Frequently Asked Questions

1. Are DSPPs suitable for all investors?

DSPPs can be an excellent choice for many investors, particularly those who prefer long-term, hands-off investment strategies. However, they may not be suitable for day traders or those seeking rapid liquidity.

2. What fees are associated with DSPPs?

DSPPs are known for their low fees, but it’s essential to understand what fees might apply. These can include initial setup fees, purchase transaction fees, and sales fees. Always review the DSPP prospectus for a clear understanding of associated costs.

3. How do I choose the right company for a DSPP?

When selecting a company for a DSPP, consider your investment goals, the company’s financial stability, and whether they offer discounts or perks for shareholders. Research multiple companies and compare their DSPP offerings before making a decision.

4. Can I use DSPPs for income through dividends?

Yes, DSPPs often allow you to reinvest your dividends, which can contribute to long-term income growth. However, it’s essential to choose companies that pay dividends if this is your goal.

5. How do I sell my DSPP shares?

Selling DSPP shares can be more challenging than with traditional brokerage accounts. You typically need to use a broker for resale. Ensure you understand the process and any associated fees when selling your DSPP shares.

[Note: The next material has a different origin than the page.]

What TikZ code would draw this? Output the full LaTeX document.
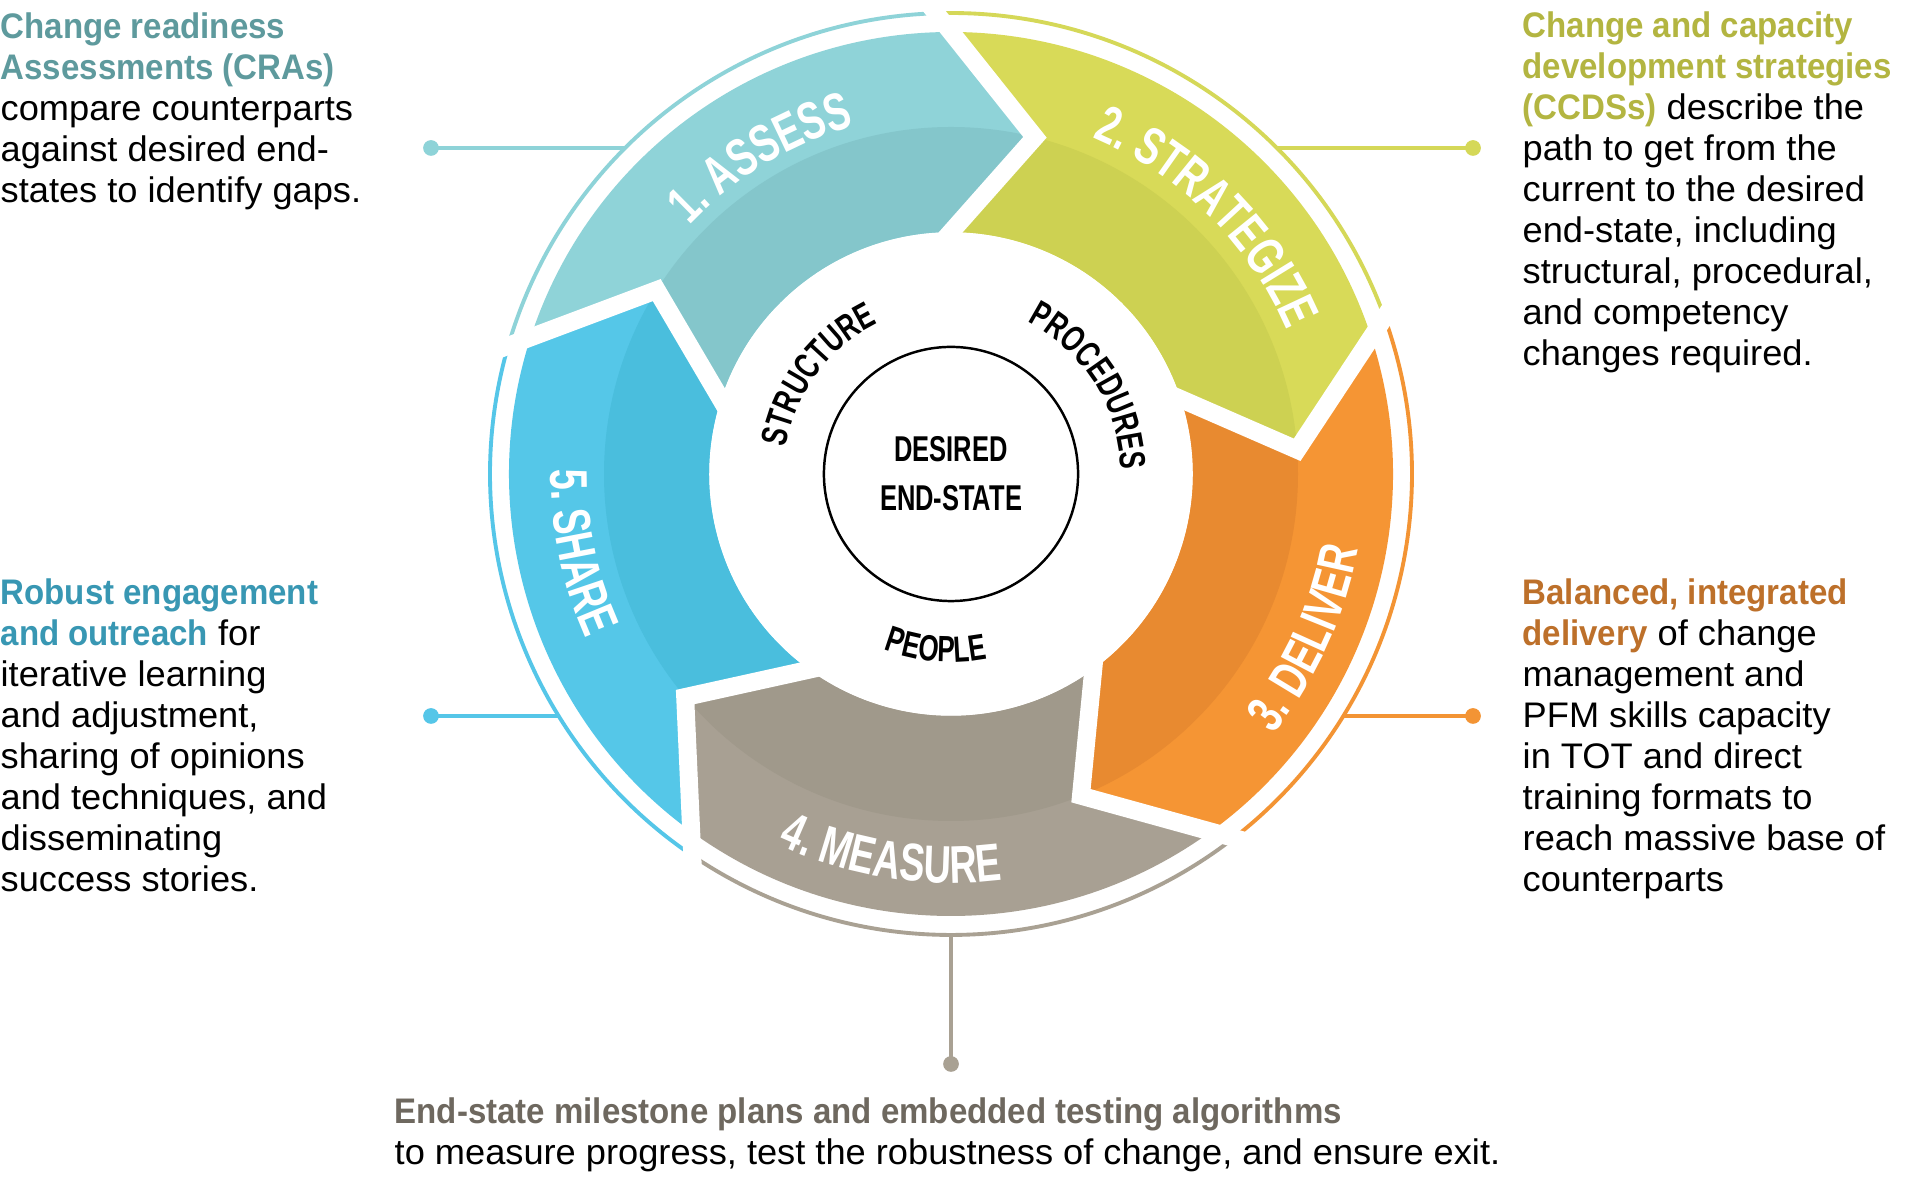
\documentclass[tikz,border=0pt]{standalone}
\usepackage{fontspec}
\setmainfont{Liberation Sans}
\newfontfamily\bodyfont{Liberation Sans}[FakeStretch=1.02]
\newfontfamily\titlefont{Liberation Sans}[FakeStretch=0.93]
\newfontfamily\condfont{Liberation Sans}[FakeStretch=0.71]
\usetikzlibrary{decorations.text,calc}

\definecolor{aL}{HTML}{8FD3D8}\definecolor{aD}{HTML}{84C6CB}\definecolor{aR}{HTML}{8ED3D8}
\definecolor{sL}{HTML}{D8DA58}\definecolor{sD}{HTML}{CDD152}\definecolor{sR}{HTML}{D5D858}
\definecolor{dL}{HTML}{F59534}\definecolor{dD}{HTML}{E88A30}\definecolor{dR}{HTML}{F39434}
\definecolor{mL}{HTML}{A8A093}\definecolor{mD}{HTML}{A0998B}\definecolor{mR}{HTML}{A9A193}
\definecolor{hL}{HTML}{55C7E8}\definecolor{hD}{HTML}{4ABEDD}\definecolor{hR}{HTML}{55C6E8}
\definecolor{cA}{HTML}{5E9A9D}\definecolor{cB}{HTML}{B3B541}\definecolor{cC}{HTML}{3897B3}
\definecolor{cD}{HTML}{BD702A}\definecolor{cE}{HTML}{6E685F}

\newcommand\hl[2]{{\titlefont\bfseries\color{#1}#2}}
\newcommand\ringfmt{\condfont\bfseries\fontsize{15.1}{18}\selectfont\color{white}}
\newcommand\innerfmt{\condfont\bfseries\fontsize{10.4}{12}\selectfont\color{black}}
\newcommand\segshape[2]{(#1:442) arc[start angle=#1, end angle=#2, radius=442] -- ({#2-14}:347) -- (#2:242) arc[start angle=#2, end angle=#1, radius=242] -- ({#1-14}:347) -- cycle}
\newcommand\segment[4]{%
  \fill[#3] \segshape{#1}{#2};
  \begin{scope}\clip \segshape{#1}{#2};\fill[#4] (0,0) circle[radius=347];\end{scope}}

\begin{document}
\begin{tikzpicture}[x=0.01cm,y=0.01cm,
  body/.style={inner sep=0pt, anchor=base west, align=left, font=\bodyfont\fontsize{10.1}{11.66}\selectfont},
  dot/.style={circle, inner sep=0pt, minimum size=0.157cm},
  ringline/.style={line width=1.1pt},
  sepline/.style={white, line width=5.1pt, line join=miter, line cap=butt},
  arclabel/.style={decorate, decoration={text along path, text align=center, text={#1}}}
]
\fill[white] (0,0) rectangle (1920,1179);
\useasboundingbox (0,0) rectangle (1920,1179);

\begin{scope}[shift={(951,705)}]
  \coordinate (ra) at (135:461);
  \coordinate (rs) at (45:461);
  \coordinate (rd) at (-31.66:461);
  \coordinate (rh) at (211.66:461);
  \coordinate (rm) at (-90:461);
  % outer thin ring
  \draw[ringline, aR] (163.7:461) arc[start angle=163.7, end angle=91.7, radius=461];
  \draw[ringline, sR] (91.7:461) arc[start angle=91.7, end angle=19.7, radius=461];
  \draw[ringline, dR] (19.7:461) arc[start angle=19.7, end angle=-52.3, radius=461];
  \draw[ringline, mR] (-52.3:461) arc[start angle=-52.3, end angle=-124.3, radius=461];
  \draw[ringline, hR] (-124.3:461) arc[start angle=-124.3, end angle=-196.3, radius=461];
  % segments
  \segment{162}{90}{aL}{aD}
  \segment{90}{18}{sL}{sD}
  \segment{18}{-54}{dL}{dD}
  \segment{-54}{-126}{mL}{mD}
  \segment{-126}{-198}{hL}{hD}
  % separators
  \foreach \t in {90,18,-54,-126,162}{
    \draw[sepline] ($({\t-14}:347)!1.3!(\t:442)$) -- ({\t-14}:347) -- ($({\t-14}:347)!1.08!(\t:242)$);
  }
  % ring labels
  \path[arclabel={|\ringfmt|1. ASSESS}] (166:361) arc[start angle=166, end angle=76, radius=361];
  \path[arclabel={|\ringfmt|2. STRATEGIZE}] (90.2:365) arc[start angle=90.2, end angle=0.2, radius=365];
  \path[arclabel={|\ringfmt|3. DELIVER}] (-69.7:414) arc[start angle=-69.7, end angle=20.3, radius=414];
  \path[arclabel={|\ringfmt|4. MEASURE}] (-143.9:409) arc[start angle=-143.9, end angle=-53.9, radius=409];
  \path[arclabel={|\ringfmt|5. SHARE}] (146.8:400) arc[start angle=146.8, end angle=236.8, radius=400];
  % inner labels
  \path[arclabel={|\innerfmt|STRUCTURE}] (203.3:167) arc[start angle=203.3, end angle=83.3, radius=167];
  \path[arclabel={|\innerfmt|PROCEDURES}] (92.4:170) arc[start angle=92.4, end angle=-27.6, radius=170];
  \path[arclabel={|\innerfmt|PEOPLE}] (-154.9:188) arc[start angle=-154.9, end angle=-34.9, radius=188];
\end{scope}

% core
\node[circle, draw=black, line width=0.7pt, minimum size=2.54cm, inner sep=0pt, align=center,
  font=\condfont\bfseries\fontsize{10.2}{13.9}\selectfont] (core) at (951,705) {DESIRED\\END-STATE};

% dots and connectors
\node[dot, fill=aR] (da) at (431,1031) {};
\node[dot, fill=sR] (ds) at (1473,1031) {};
\node[dot, fill=hR] (dh) at (431,463) {};
\node[dot, fill=dR] (dd) at (1473,463) {};
\node[dot, fill=mR] (dm) at (951,115) {};
\draw[ringline, aR] (ra) -- (da.center);
\draw[ringline, sR] (rs) -- (ds.center);
\draw[ringline, hR] (rh) -- (dh.center);
\draw[ringline, dR] (rd) -- (dd.center);
\draw[ringline, mR] (rm) -- (dm.center);

% text blocks (anchored at the baseline of their last line)
\node[body] (ta) at (0,976) {\hl{cA}{Change readiness}\\\hl{cA}{Assessments (CRAs)}\\compare counterparts\\against desired end-\\states to identify gaps.};
\node[body] (ts) at (1522,813) {\hl{cB}{Change and capacity}\\\hl{cB}{development strategies}\\\hl{cB}{(CCDSs)} describe the\\path to get from the\\current to the desired\\end-state, including\\structural, procedural,\\and competency\\changes required.};
\node[body] (th) at (0,287) {\hl{cC}{Robust engagement}\\\hl{cC}{and outreach} for\\iterative learning\\and adjustment,\\sharing of opinions\\and techniques, and\\disseminating\\success stories.};
\node[body] (td) at (1522,287) {\hl{cD}{Balanced, integrated}\\\hl{cD}{delivery} of change\\management and\\PFM skills capacity\\in TOT and direct\\training formats to\\reach massive base of\\counterparts};
\node[body] (tm) at (394,14) {\hl{cE}{End-state milestone plans and embedded testing algorithms}\\to measure progress, test the robustness of change, and ensure exit.};
\end{tikzpicture}
\end{document}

6. Are DSPPs still relevant in today’s investing landscape?

While DSPPs offer unique advantages, they may not be as relevant for all investors due to changes in the investment landscape. It’s crucial to assess whether the benefits align with your financial goals and strategies.

Key takeaways

  • DSPPs allow individual investors to buy company shares directly, often with minimal fees.
  • Automatic share accumulation and the option for dividend reinvestment make DSPPs suitable for long-term investors.
  • Consider limitations such as limited liquidity, the need for diversification, and potential fees when choosing DSPPs.